So ging das Spiel bei mehreren Liegenschaftsbesitzerinnen und -besitzern weiter, die Mühen und Kosten auf sich nahmen, um für ihre Liegenschaften aus ihrer Sicht Verbesserungen im Teilzonenplan herauszuholen. Man musste sich aber auch fragen, was passiert wäre, wenn dies alle Hausbesitzer gemacht hätten, deren Liegenschaften im Rahmen des Teilzonenplans Siedlung Ortskern unter strengeren Schutz gestellt werden sollen. Wäre dann noch etwas vom Teilzonenplan übrig geblieben, den der Gemeinderat der Versammlung vorgelegt hatte? Gemeindepräsident Markus Eigenmann (FDP) wurde wenig überraschend aus der Versammlung heraus gefragt, wieso diese Anpassungen jetzt noch möglich seien, obwohl der Gemeinderat doch mehrfach gesagt hatte, das Mögliche sei ausgereizt, ohne dass Gefahr bestehe, der Kanton könnte den Zonenplan nicht genehmigen.
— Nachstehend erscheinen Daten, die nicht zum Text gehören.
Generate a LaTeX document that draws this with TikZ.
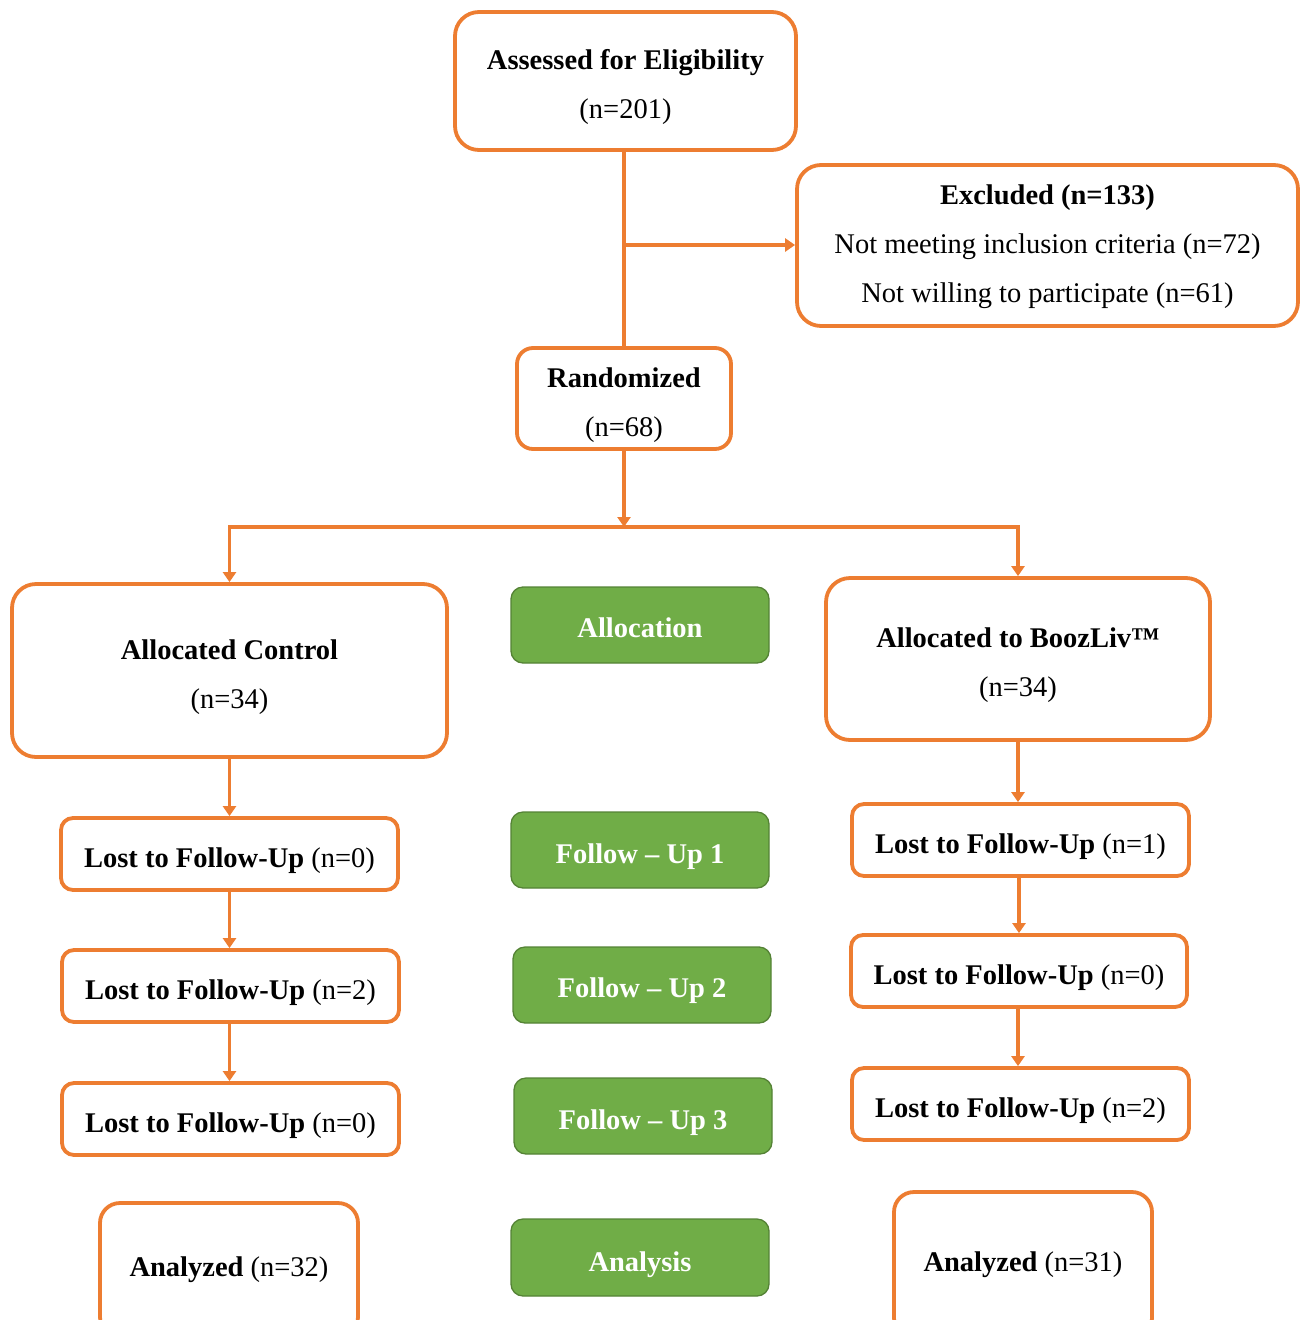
\documentclass[tikz,border=0pt]{standalone}
\usepackage{fontspec}
\setmainfont{Liberation Serif}
\usetikzlibrary{arrows.meta}
\definecolor{orr}{HTML}{ED7D31}
\definecolor{gfill}{HTML}{70AD47}
\definecolor{gline}{HTML}{548235}
\newcommand\tup[1]{\rule{0pt}{#1}}
\begin{document}
\begin{tikzpicture}[x=1pt,y=-1pt,
  down/.style={execute at begin node={\rule{0pt}{#1}}},
  obox/.style={draw=orr, line width=3.8pt, rounded corners=24pt, fill=white, align=center, inner sep=0pt,
    font=\fontsize{28.5}{49}\selectfont},
  lbox/.style={obox, rounded corners=12pt, down=33.5pt},
  gbox/.style={draw=gline, fill=gfill, line width=1.3pt, rounded corners=12pt, text=white, align=center, inner sep=0pt,
    font=\fontsize{28.5}{49}\selectfont\bfseries},
  conn/.style={draw=orr, line width=3.6pt},
  arr/.style={conn, -{Triangle[length=10pt,width=13pt]}}]
\useasboundingbox (0,0) rectangle (1306,1320);
\clip (0,0) rectangle (1306,1320);
% top
\node[obox, minimum width=341pt, minimum height=138pt] (assess) at (625.5,81) {\tup{31.5pt}\textbf{Assessed for Eligibility}\\(n=201)};
\node[obox, minimum width=501pt, minimum height=161pt] (excl) at (1047.5,245.5) {\tup{21.5pt}\textbf{Excluded (n=133)}\\Not meeting inclusion criteria (n=72)\\Not willing to participate (n=61)};
\node[obox, rounded corners=16pt, minimum width=214pt, minimum height=101pt] (rand) at (624,398.5) {\tup{33.5pt}\textbf{Randomized}\\(n=68)};
\coordinate (b1) at (624,245);
\coordinate (split) at (624,527);
\draw[conn] (assess.south -| rand.north) -- (rand.north);
\draw[arr] (b1) -- (excl.west |- b1);
\draw[arr] (rand.south) -- (split);
% allocation
\node[obox, minimum width=435pt, minimum height=173pt] (ctrl) at (229.5,670.5) {\tup{33.5pt}\textbf{Allocated Control}\\(n=34)};
\node[obox, minimum width=384pt, minimum height=162pt] (booz) at (1018,659) {\tup{31.5pt}\textbf{Allocated to BoozLiv™}\\(n=34)};
\draw[arr] (split) -| (ctrl.north);
\draw[arr] (split) -| (booz.north);
\node[gbox, down=25.5pt, minimum width=258pt, minimum height=76pt] (alloc) at (640,625) {Allocation};
% left column
\node[lbox, minimum width=337pt, minimum height=72pt] (l1) at (229.5,854) {\textbf{Lost to Follow-Up} (n=0)};
\node[lbox, minimum width=337pt, minimum height=72pt] (l2) at (230.5,986) {\textbf{Lost to Follow-Up} (n=2)};
\node[lbox, minimum width=337pt, minimum height=72pt] (l3) at (230.5,1119) {\textbf{Lost to Follow-Up} (n=0)};
\node[obox, rounded corners=20pt, minimum width=258pt, minimum height=134pt] (la) at (229,1270) {\textbf{Analyzed} (n=32)};
\draw[arr] (ctrl.south) -- (l1.north -| ctrl.south);
\draw[arr] (l1.south) -- (l2.north -| l1.south);
\draw[arr] (l2.south -| l1.south) -- (l3.north -| l1.south);
% middle
\node[gbox, down=33.5pt, minimum width=258pt, minimum height=76pt] (f1) at (640,850) {Follow – Up 1};
\node[gbox, down=31.5pt, minimum width=258pt, minimum height=76pt] (f2) at (642,985) {Follow – Up 2};
\node[gbox, down=33.5pt, minimum width=258pt, minimum height=76pt] (f3) at (643,1116) {Follow – Up 3};
\node[gbox, down=33.5pt, minimum width=258pt, minimum height=77pt] (an) at (640,1257.5) {Analysis};
% right column
\node[lbox, minimum width=337pt, minimum height=72pt] (r1) at (1020.5,840) {\textbf{Lost to Follow-Up} (n=1)};
\node[lbox, minimum width=336pt, minimum height=72pt] (r2) at (1019,971) {\textbf{Lost to Follow-Up} (n=0)};
\node[lbox, minimum width=337pt, minimum height=72pt] (r3) at (1020.5,1104) {\textbf{Lost to Follow-Up} (n=2)};
\node[obox, rounded corners=20pt, minimum width=258pt, minimum height=146pt] (ra) at (1023,1265) {\textbf{Analyzed} (n=31)};
\draw[arr] (booz.south) -- (r1.north -| booz.south);
\draw[arr] (r1.south -| r2.north) -- (r2.north);
\draw[arr] (r2.south -| booz.south) -- (r3.north -| booz.south);
\end{tikzpicture}
\end{document}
Neuanfang mit neuem Gemeinderat?

Vor der Debatte über einzelne Paragrafen des Reglements kam es in der Sporthalle Hagenbuchen zu einem grundsätzlichen Schlagabtausch über den Teilzonenplan. Ursula Sarasin, die gemäss eigener Aussage weder im Ortskern wohnt noch Mitglied bei der IG Fruschd ist, beantragte Nichteintreten. Ihrer Meinung nach brauche es eine Erneuerung der Zonenordnung gar nicht. «Arlesheim sieht heute so aus, weil der alte Quartierplan das so vorgeschrieben hat.» Damit spielte Sarasin unter anderem auf ein Votum von Michael Honegger (SP) an, der als Präsident der Gemeindekommission meinte, dass es nach 50 Jahren diesen Teilzonenplan brauche, um den «einzigartigen Ortskern» von Arlesheim zu erhalten. Die Gemeindekommission hatte der Vorlage ohne Gegenstimme zugestimmt. Honegger erklärte: «Die Einschränkungen sind gerechtfertigt und auf ein erträgliches Mass reduziert worden.»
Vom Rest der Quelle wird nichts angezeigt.